History seminars at the IHR

Economic and Social History of the Early Modern World

Convenors: Julian Hoppit (UCL), Alejandra Irigoin (LSE), Anne Murphy (University of Hertfordshire), David Ormrod (University of Kent) and Nuala Zahedieh (University of Edinburgh)

Venue: Room 304, 3rd floor, IHR, North block, Senate House

Time: Friday, 5.15pm

Summer Term 2015
DateSeminar details
5 June Networks and the East India Company, 1600-1625: between ecosystem to egocentric analysis

Edmond Smith (University of Cambridge)

From its foundation the East India Company was part of the complex social, economic and cultural environment of early modern London.  Rather than a lonely institution, the East India Company can be explored as a network of individuals, agents of the Company that had numerous other roles within the multiplicity of networks that made up early modern England.  In this paper I will explore some of the ways in which network analysis can help understand how the East India Company operated within this complex environment, considering how the Company was affected by the tides and movement within the broadest ecosystem of commercial London on the one hand, and asking how small egocentric networks can be used to understand the Company on the other.  In conclusion, I will question some of the long-standing misconceptions regarding the early history of the East India Company.

19 June By weight or number? The international comparison of prices and wages

Professor Nick Mayhew (Ashmolean Museum)

Historians often convert monetary sums to their silver weight equivalent in order to compare them over time or between different countries. Yet this widespread practice fails to recognize that the value of silver varied significantly over time and from place to place, making silver an unreliable yardstick.

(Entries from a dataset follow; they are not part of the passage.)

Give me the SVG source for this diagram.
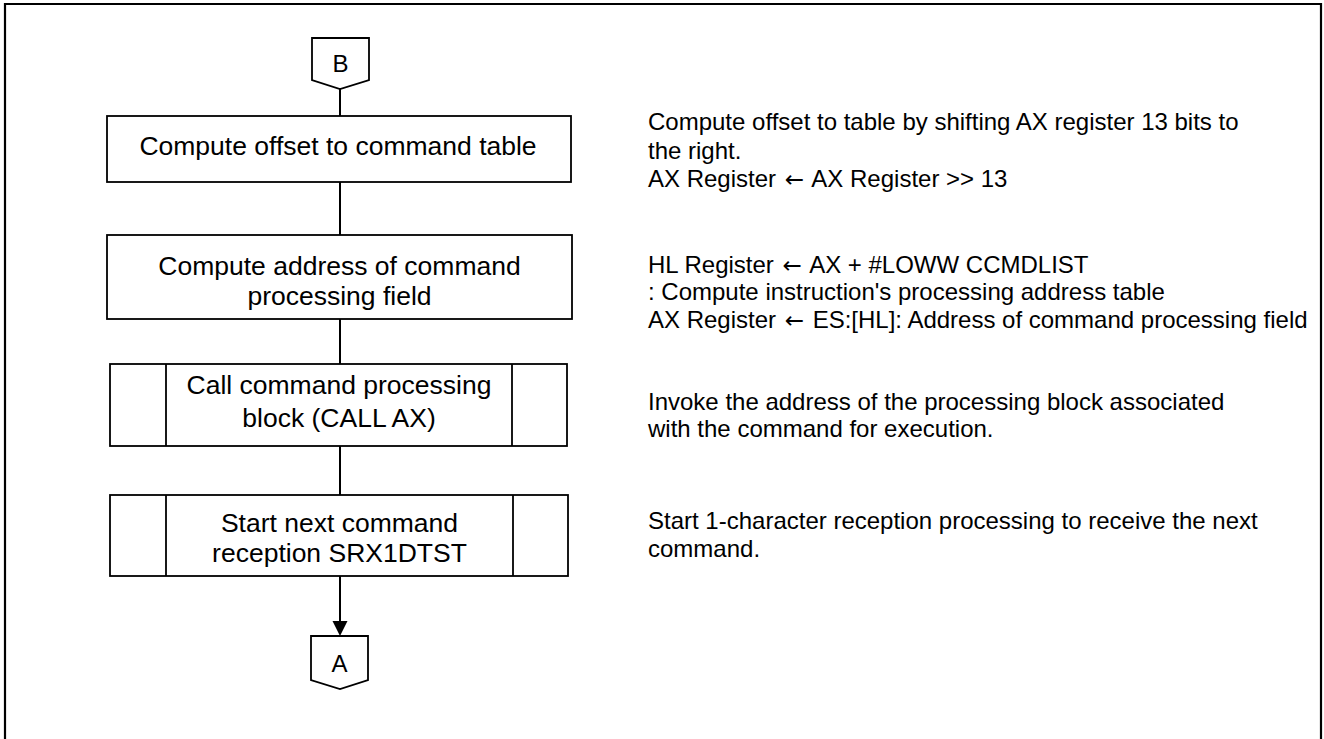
<svg xmlns="http://www.w3.org/2000/svg" width="1324" height="739" viewBox="0 0 1324 739">
<defs>
<style>
.bx{fill:#fff;stroke:#000;stroke-width:1.8}
.ln{fill:none;stroke:#000;stroke-width:2}
.bt{font-family:"Liberation Sans",Arial,sans-serif;font-size:26.5px;fill:#000;text-anchor:middle}
.ct{font-family:"Liberation Sans",Arial,sans-serif;font-size:24px;fill:#000;text-anchor:middle}
.rt{font-family:"Liberation Sans",Arial,sans-serif;font-size:24px;fill:#000}
.ar{font-family:"DejaVu Sans",sans-serif;font-size:23px}
</style>
</defs>
<rect width="1324" height="739" fill="#fff"/>
<path d="M5,745 V4 H1321 V745" fill="none" stroke="#000" stroke-width="2.2"/>

<g id="connectors">
<line class="ln" x1="340" y1="89" x2="340" y2="116"/>
<line class="ln" x1="340" y1="182" x2="340" y2="235"/>
<line class="ln" x1="340" y1="319" x2="340" y2="364"/>
<line class="ln" x1="340" y1="446" x2="340" y2="495"/>
<line class="ln" x1="340" y1="576" x2="340" y2="622"/>
<path d="M332.5,621 L347.5,621 L340,636 Z" fill="#000"/>
</g>

<g id="connB">
<polygon class="bx" points="312,38 369,38 369,80 340,89 312,80"/>
<text class="ct" x="340.5" y="72">B</text>
</g>

<g id="box1">
<rect class="bx" x="107" y="116" width="464" height="66"/>
<text class="bt" x="338" y="155">Compute offset to command table</text>
</g>

<g id="box2">
<rect class="bx" x="107" y="235" width="465" height="84"/>
<text class="bt" x="339.5" y="275">Compute address of command</text>
<text class="bt" x="339.5" y="305">processing field</text>
</g>

<g id="box3">
<rect class="bx" x="110" y="364" width="457" height="82"/>
<line class="bx" x1="166" y1="364" x2="166" y2="446"/>
<line class="bx" x1="512" y1="364" x2="512" y2="446"/>
<text class="bt" x="339" y="394">Call command processing</text>
<text class="bt" x="339" y="427">block (CALL AX)</text>
</g>

<g id="box4">
<rect class="bx" x="110" y="495" width="458" height="81"/>
<line class="bx" x1="166" y1="495" x2="166" y2="576"/>
<line class="bx" x1="513" y1="495" x2="513" y2="576"/>
<text class="bt" x="339.5" y="532">Start next command</text>
<text class="bt" x="339.5" y="562">reception SRX1DTST</text>
</g>

<g id="connA">
<polygon class="bx" points="311,636 368,636 368,680 340,689 311,680"/>
<text class="ct" x="339.5" y="672">A</text>
</g>

<g id="notes">
<text class="rt" x="648" y="130">Compute offset to table by shifting AX register 13 bits to</text>
<text class="rt" x="648" y="158.5">the right.</text>
<text class="rt" x="648" y="187">AX Register <tspan class="ar" dx="2">←</tspan><tspan dx="2"> AX Register &gt;&gt; 13</tspan></text>
<text class="rt" x="648" y="273">HL Register <tspan class="ar" dx="2">←</tspan><tspan dx="2"> AX + #LOWW CCMDLIST</tspan></text>
<text class="rt" x="648" y="300">: Compute instruction's processing address table</text>
<text class="rt" x="648" y="328">AX Register <tspan class="ar" dx="2">←</tspan><tspan dx="2"> ES:[HL]: Address of command processing field</tspan></text>
<text class="rt" x="648" y="410">Invoke the address of the processing block associated</text>
<text class="rt" x="648" y="437">with the command for execution.</text>
<text class="rt" x="648" y="529">Start 1-character reception processing to receive the next</text>
<text class="rt" x="648" y="557">command.</text>
</g>
</svg>
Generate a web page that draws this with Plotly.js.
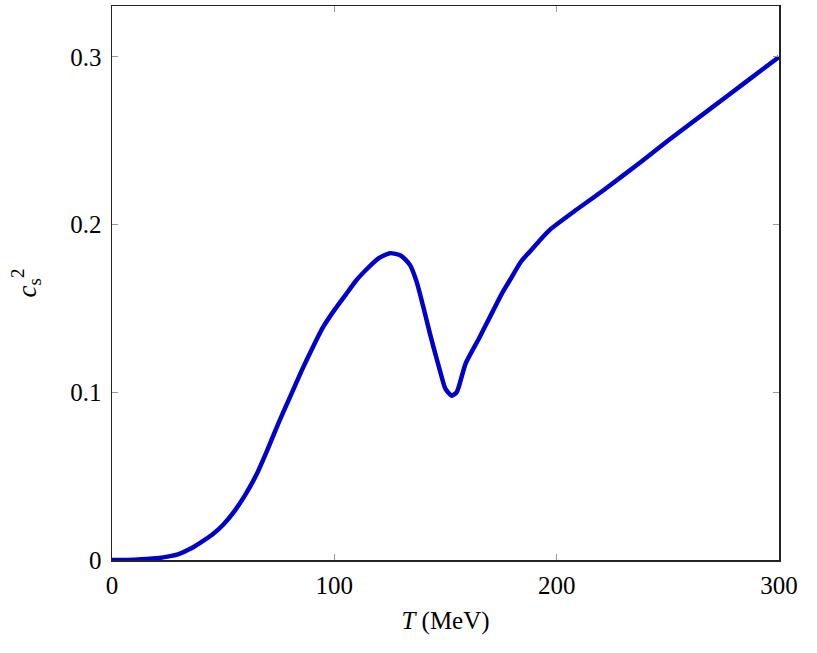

Moreover, the silver coins in circulation frequently weighed much less than their theoretical legal weight, so it is not usually possible to calculate the weight of silver actually involved in transactions. In any case calculating silver weight equivalents is not necessary for comparing living standards internationally, which is best done by examining the ratio of prices to wages.

Time spent mistakenly converting sums to silver weight would be better devoted to improving the quality of our nominal price and wage data, in order to repair the sometimes fragile foundations of much global economic history. Eighteenth and nineteenth-century data from England, Strasbourg, and China is reviewed.